The first is the condition question: what is the physical condition of the specific building and unit, and what maintenance liability am I acquiring? This applies to both new and old apartments — a new apartment in a poorly constructed building carries more risk than an old apartment in a well-maintained one.
The second is the title question: is the title clean, registered, and free from encumbrances, and for new apartments, has the sectional plan been filed? This is the legal dimension that your advocate addresses through the due diligence process.
The third is the value question: is the price I am being asked to pay supported by comparable market evidence, and am I paying a premium I can justify? For new apartments, the new-build premium should be evaluated against the specific advantages it provides in the specific building. For old apartments, the discount should be evaluated against the maintenance and upgrade liability it implies.
The fourth is the return question: what rental income will this property generate relative to the price I am paying, and is that return consistent with my investment objectives? The yield calculation described earlier in this article gives you a direct answer.
The fifth is the management question: is the building under competent, financially sound management, and is the service charge adequate for the maintenance obligations of the building? This question is most urgent for older buildings but applies to new developments as well, where the management corporation is newly established and its effectiveness is not yet proven.
Conclusion
New and old apartments in Kenya each have a coherent case in their favour, and neither is universally superior to the other. The right answer depends on the specific property, the specific buyer, and the specific purpose of the purchase.

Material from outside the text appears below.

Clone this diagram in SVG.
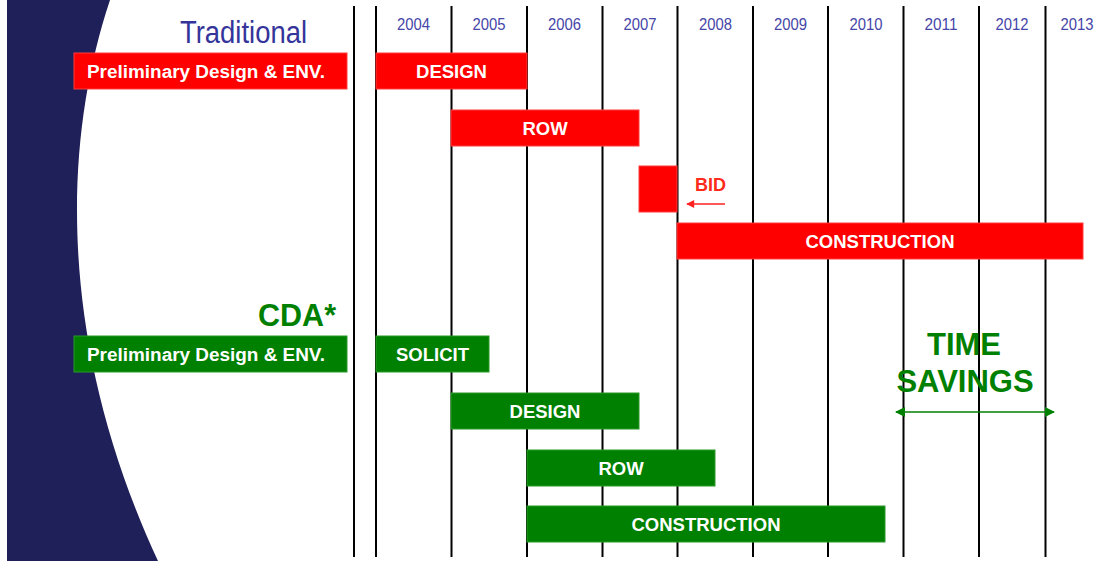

What is clear is that the new versus old question cannot be answered by marketing materials, asking prices, or assumptions about which category is inherently better. It must be answered by the evidence: a physical inspection, a professional valuation, a thorough title search, a review of building management records, and an honest assessment of how the numbers stack up against your objectives.
Buyers who do that work — who move beyond the surface appeal of a newly painted apartment or the price attraction of an older one — make decisions grounded in reality rather than impression. In Kenya’s property market, that discipline is the difference between a purchase that builds wealth and one that drains it.